Locating suitable 'hot rocks', however, is a manual, expensive exercise, and Durrant-Whyte said that NICTA was leading a team of university experts from four states to find better, automated ways to define geothermal targets, using machine learning techniques and advanced data analytics instead of drills.
Geothermal energy comes from the intense heat generated by rocks located several kilometres underground.

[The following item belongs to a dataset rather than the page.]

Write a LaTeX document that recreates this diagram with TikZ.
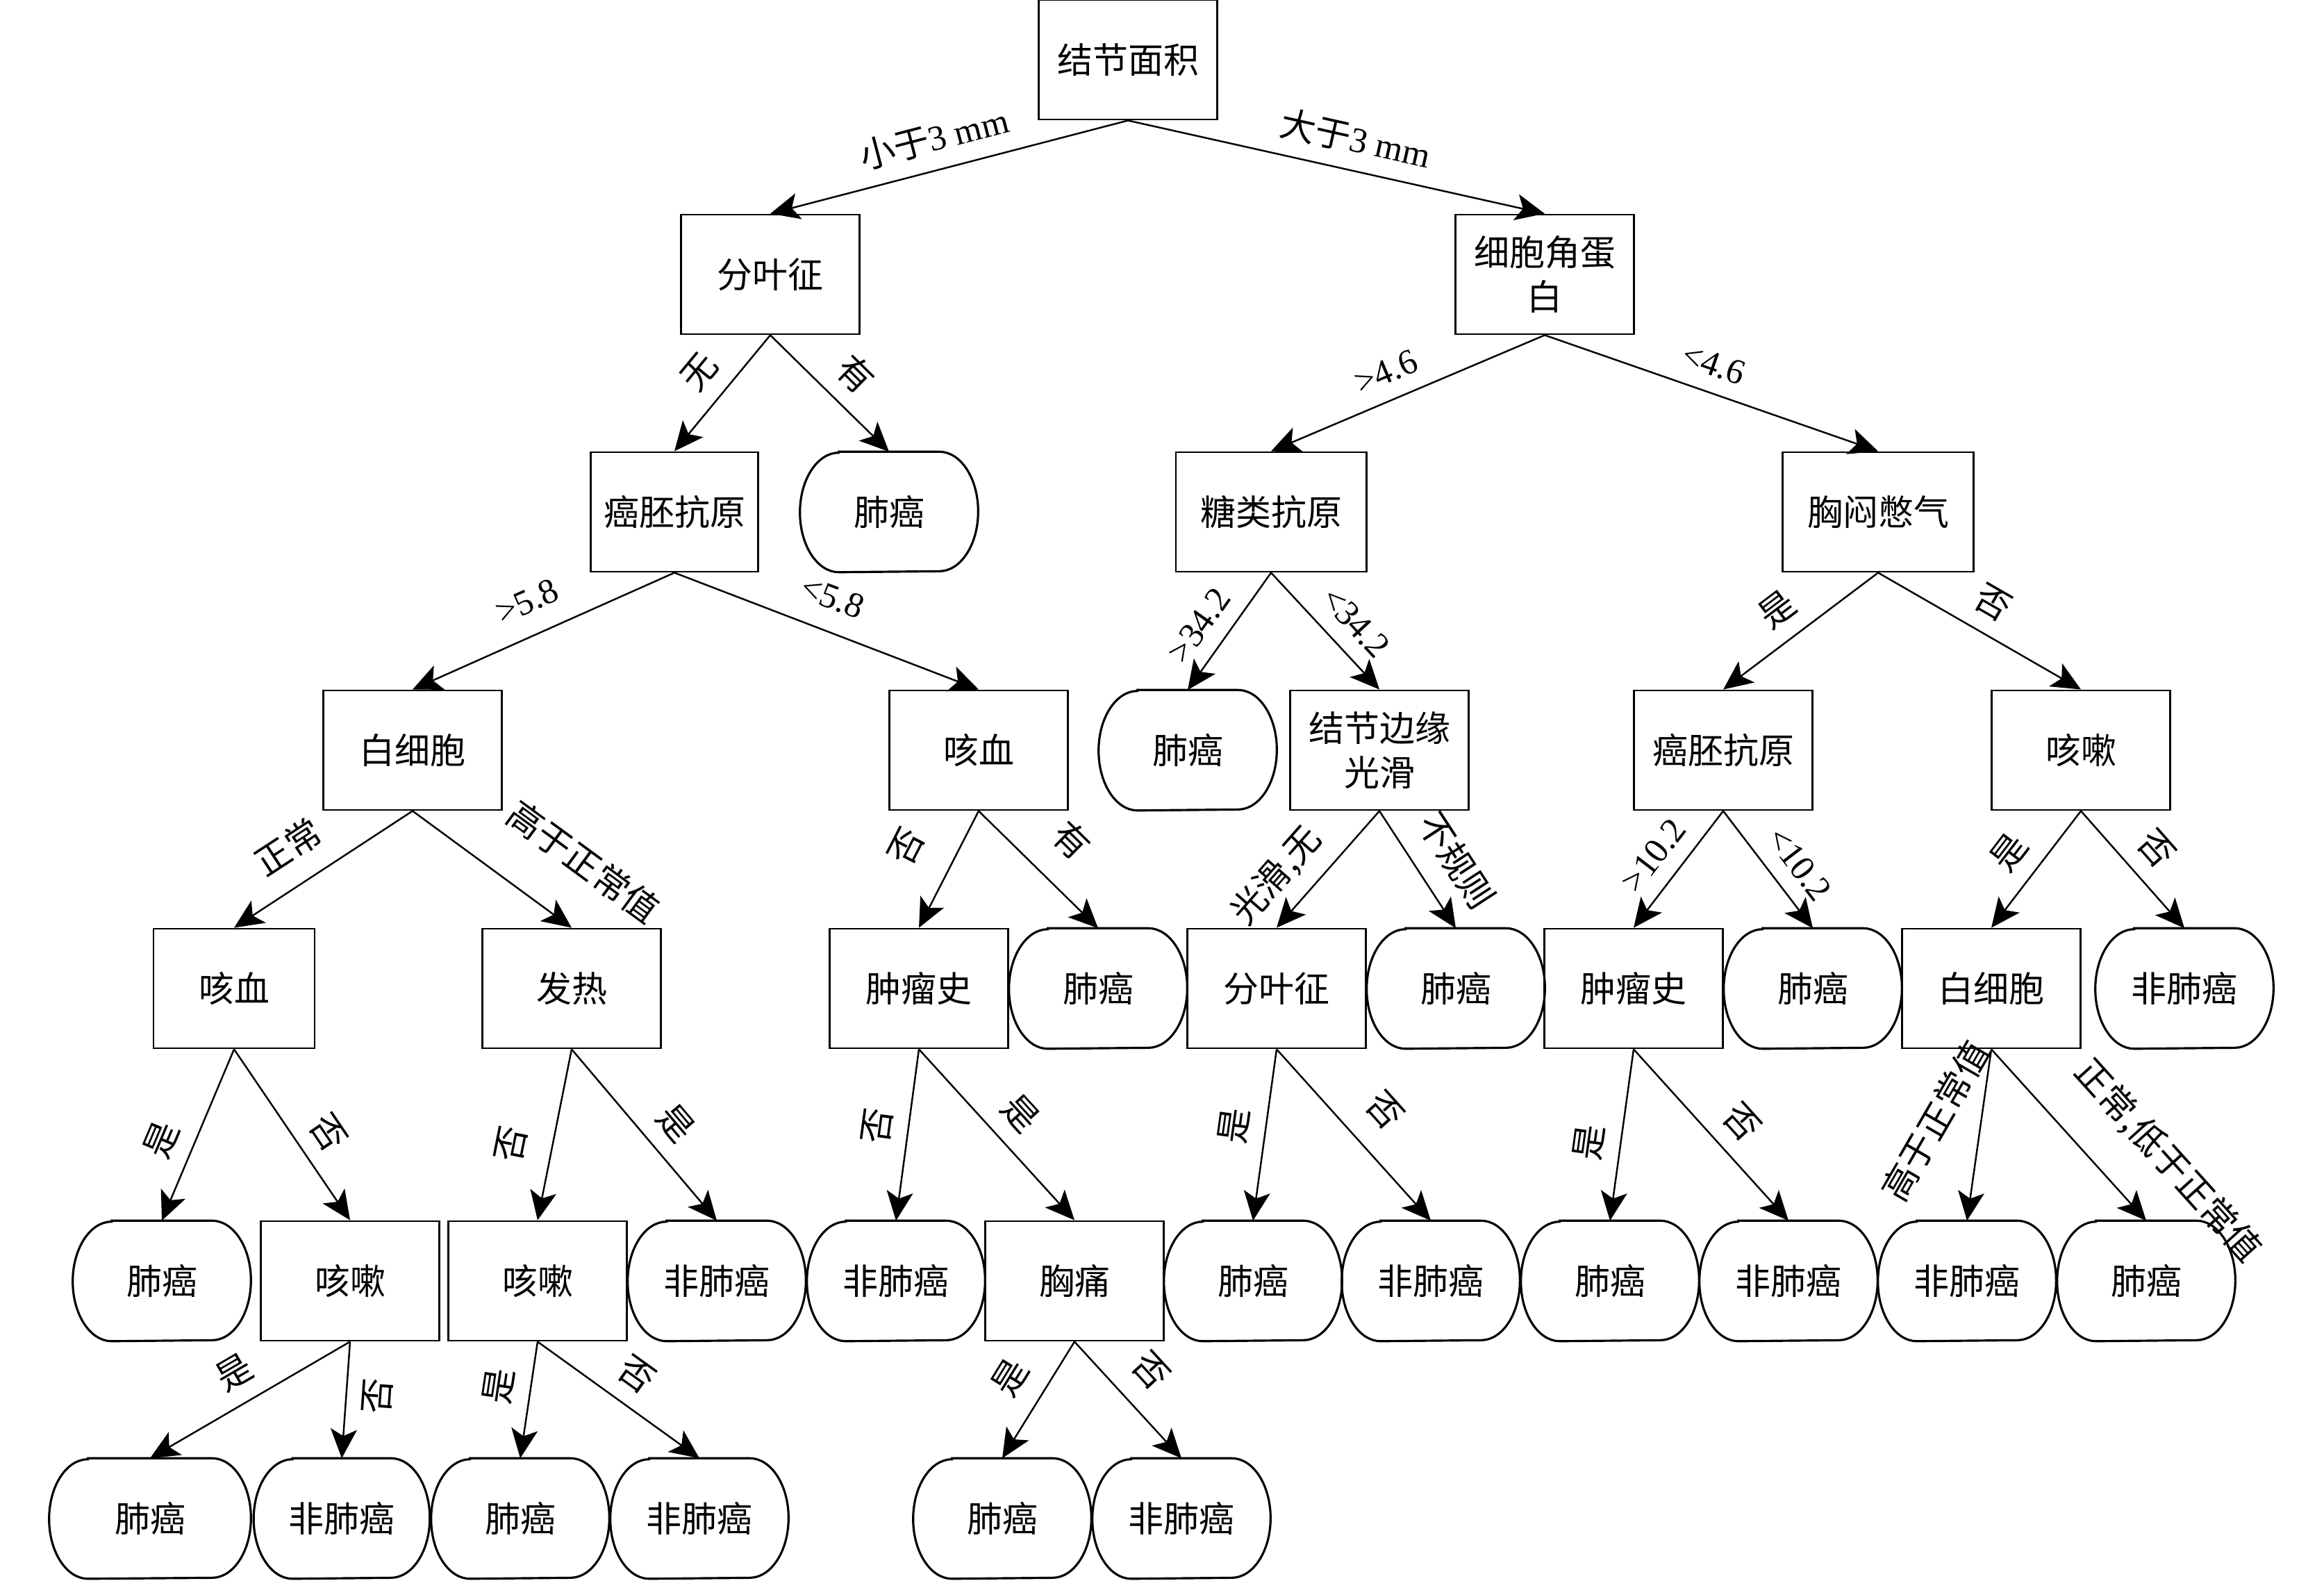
\documentclass[tikz,border=0pt]{standalone}
\usepackage{fontspec}
\setmainfont{Liberation Serif}
\newfontfamily\cjk{Noto Sans CJK SC}
\usetikzlibrary{arrows.meta,calc}
\begin{document}
\begin{tikzpicture}[x=0.01cm,y=-0.01cm,
  txt/.style={font=\fontsize{14.5}{17}\selectfont},
  box/.style={txt, draw, line width=0.8pt, minimum height=1.72cm, minimum width=2.57cm, inner sep=0pt, align=center, font=\fontsize{14.5}{18}\selectfont\cjk},
  term/.style={txt, minimum height=1.72cm, minimum width=2.55cm, inner sep=0pt, font=\fontsize{14.5}{17}\selectfont\cjk},
  edge/.style={line width=0.7pt, -{Stealth[length=0.42cm,width=0.38cm,inset=0.1cm]}},
  lab/.style={txt, sloped, above, inner sep=0.22cm},
  outline/.style={line width=0.9pt}
]
\useasboundingbox (0,0) rectangle (3346,2275);
% row 0
\node[box] (n0) at (1624,86) {结节面积};
% row 1
\node[box] (n1) at (1109,395) {分叶征};
\node[box] (n2) at (2224,395) {细胞角蛋\\白};
% row 2
\node[box, minimum width=2.41cm] (n3) at (971,737) {癌胚抗原};
\node[term] (n4) at (1280,737) {肺癌};
\node[box, minimum width=2.74cm] (n5) at (1830,737) {糖类抗原};
\node[box, minimum width=2.75cm] (n6) at (2704,737) {胸闷憋气};
% row 3
\node[box] (n7) at (594,1080) {白细胞};
\node[box] (n8) at (1409,1080) {咳血};
\node[term] (n9) at (1710,1080) {肺癌};
\node[box] (n10) at (1986,1080) {结节边缘\\光滑};
\node[box] (n11) at (2481,1080) {癌胚抗原};
\node[box] (n12) at (2996,1080) {咳嗽};
% row 4
\node[box, minimum width=2.32cm] (n13) at (337,1423) {咳血};
\node[box] (n14) at (823,1423) {发热};
\node[box] (n15) at (1323,1423) {肿瘤史};
\node[term] (n16) at (1581,1423) {肺癌};
\node[box] (n17) at (1838,1423) {分叶征};
\node[term] (n18) at (2096,1423) {肺癌};
\node[box] (n19) at (2352,1423) {肿瘤史};
\node[term] (n20) at (2610,1423) {肺癌};
\node[box] (n21) at (2867,1423) {白细胞};
\node[term] (n22) at (3145,1423) {非肺癌};
% row 5
\node[term] (n23) at (233,1844) {肺癌};
\node[box] (n24) at (504,1844) {咳嗽};
\node[box] (n25) at (774,1844) {咳嗽};
\node[term] (n26) at (1032,1844) {非肺癌};
\node[term] (n27) at (1290,1844) {非肺癌};
\node[box] (n28) at (1547,1844) {胸痛};
\node[term] (n29) at (1804,1844) {肺癌};
\node[term] (n30) at (2060,1844) {非肺癌};
\node[term] (n31) at (2318,1844) {肺癌};
\node[term] (n32) at (2575,1844) {非肺癌};
\node[term] (n33) at (2832,1844) {非肺癌};
\node[term] (n34) at (3090,1844) {肺癌};
% row 6
\node[term, minimum width=2.89cm] (n35) at (216,2186) {肺癌};
\node[term, minimum width=2.52cm] (n36) at (492,2186) {非肺癌};
\node[term] (n37) at (749,2186) {肺癌};
\node[term] (n38) at (1007,2186) {非肺癌};
\node[term] (n39) at (1443,2186) {肺癌};
\node[term] (n40) at (1701,2186) {非肺癌};

% terminal outlines
\foreach \n in {n4,n9,n16,n18,n20,n22,n23,n26,n27,n29,n30,n31,n32,n33,n34,n35,n36,n37,n38,n39,n40} {
  \draw[outline] ($(\n.north west)+(56,0)$) -- ($(\n.north east)+(-56,0)$)
    arc[start angle=90, end angle=-90, x radius=0.56cm, y radius=0.86cm]
    -- ($(\n.south west)+(56,0)$)
    arc[start angle=270, end angle=90, x radius=0.56cm, y radius=0.86cm] -- cycle;
}

% edges
\draw[edge] (n0.south) -- (n1.north) node[lab, pos=0.52] {{\cjk 小于}3 mm};
\draw[edge] (n0.south) -- (n2.north) node[lab, pos=0.53] {{\cjk 大于}3 mm};
\draw[edge] (n1.south) -- (n3.north) node[lab, pos=0.49] {\cjk 无};
\draw[edge] (n1.south) -- (n4.north) node[lab, pos=0.53] {\cjk 有};
\draw[edge] (n2.south) -- (n5.north) node[lab, pos=0.54] {>4.6};
\draw[edge] (n2.south) -- (n6.north) node[lab, pos=0.48] {<4.6};
\draw[edge] (n3.south) -- (n7.north) node[lab, pos=0.51, inner sep=0.3cm] {>5.8};
\draw[edge] (n3.south) -- (n8.north) node[lab, pos=0.48, inner sep=0.3cm] {<5.8};
\draw[edge] (n5.south) -- (n9.north) node[lab, pos=0.59] {>34.2};
\draw[edge] (n5.south) -- (n10.north) node[lab, pos=0.59] {<34.2};
\draw[edge] (n6.south) -- (n11.north) node[lab, pos=0.53] {\cjk 是};
\draw[edge] (n6.south) -- (n12.north) node[lab, pos=0.49] {\cjk 否};
\draw[edge] (n7.south) -- (n13.north) node[lab, pos=0.58, inner sep=0.3cm] {\cjk 正常};
\draw[edge] (n7.south) -- (n14.north) node[lab, pos=0.85, inner sep=0.62cm] {\cjk 高于正常值};
\draw[edge] (n8.south) -- (n15.north) node[lab, pos=0.49, inner sep=0.46cm] {\cjk 否};
\draw[edge] (n8.south) -- (n16.north) node[lab, pos=0.52, inner sep=0.4cm] {\cjk 有};
\draw[edge] (n10.south) -- (n17.north) node[lab, pos=0.75] {\cjk 光滑,无};
\draw[edge] (n10.south) -- (n18.north) node[lab, pos=0.6, inner sep=0.3cm] {\cjk 不规则};
\draw[edge] (n11.south) -- (n19.north) node[lab, pos=0.53] {>10.2};
\draw[edge] (n11.south) -- (n20.north) node[lab, pos=0.6] {<10.2};
\draw[edge] (n12.south) -- (n21.north) node[lab, pos=0.52] {\cjk 是};
\draw[edge] (n12.south) -- (n22.north) node[lab, pos=0.5] {\cjk 否};
\draw[edge] (n13.south) -- (n23.north) node[lab, pos=0.6] {\cjk 是};
\draw[edge] (n13.south) -- (n24.north) node[lab, pos=0.59] {\cjk 否};
\draw[edge] (n14.south) -- (n25.north) node[lab, pos=0.6, inner sep=0.36cm] {\cjk 否};
\draw[edge] (n14.south) -- (n26.north) node[lab, pos=0.55] {\cjk 是};
\draw[edge] (n15.south) -- (n27.north) node[lab, pos=0.47] {\cjk 否};
\draw[edge] (n15.south) -- (n28.north) node[lab, pos=0.5] {\cjk 是};
\draw[edge] (n17.south) -- (n29.north) node[lab, pos=0.47] {\cjk 是};
\draw[edge] (n17.south) -- (n30.north) node[lab, pos=0.51, inner sep=0.34cm] {\cjk 否};
\draw[edge] (n19.south) -- (n31.north) node[lab, pos=0.57] {\cjk 是};
\draw[edge] (n19.south) -- (n32.north) node[lab, pos=0.55] {\cjk 否};
\draw[edge] (n21.south) -- (n33.north) node[lab, pos=0.56, inner sep=0.46cm, rotate=-22] {\cjk 高于正常值};
\draw[edge] (n21.south) -- (n34.north) node[lab, pos=0.87, inner sep=0.53cm] {\cjk 正常,低于正常值};
\draw[edge] (n24.south) -- (n35.north) node[lab, pos=0.5] {\cjk 是};
\draw[edge] (n24.south) -- (n36.north) node[lab, below, pos=0.45] {\cjk 否};
\draw[edge] (n25.south) -- (n37.north) node[lab, pos=0.42] {\cjk 是};
\draw[edge] (n25.south) -- (n38.north) node[lab, pos=0.5] {\cjk 否};
\draw[edge] (n28.south) -- (n39.north) node[lab, pos=0.47, inner sep=0.28cm] {\cjk 是};
\draw[edge] (n28.south) -- (n40.north) node[lab, pos=0.46, inner sep=0.3cm] {\cjk 否};
\end{tikzpicture}
\end{document}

It is abundant, renewable; and has zero carbon output, which the NICTA chief said made it an ideal energy source.
The ACRE initiative, Data Fusion and Machine Learning for Geothermal Target Exploration and Characterisation, is a two-year, five-million dollar program, and the ACRE Emerging Renewables Program will fund $1.9 million of this total.
'Australia has a wealth of geothermal energy resources, but they are difficult to locate and access,' Durrant-Whyte said. 'We will apply NICTA's considerable expertise in machine learning and big data analytics to create software to address these challenges.'
NICTA will work closely with the School of Information Technologies at the University of Sydney to develop machine learning algorithms, and the Schools of Earth Science at the Australian National University, University of Melbourne and University of Adelaide to apply these methods to the problem of geothermal target characterisation and exploration.
The project teams will also work with ASX-listed geothermal exploration and development companies GeoDynamics and Petratherm, as well as GeoScience Australia and the South Australian Department of Manufacturing, Innovation Trade Resources and Energy, who will provide geothermal sensor data sets and expertise in discovery and characterisation of geothermal targets.
Durrant-Whyte said the project was the first to be funded under the Australian Government's $126 million Emerging Renewables Program, which had been established to provide support for the development of renewable energy and enabling technologies across the innovation chain.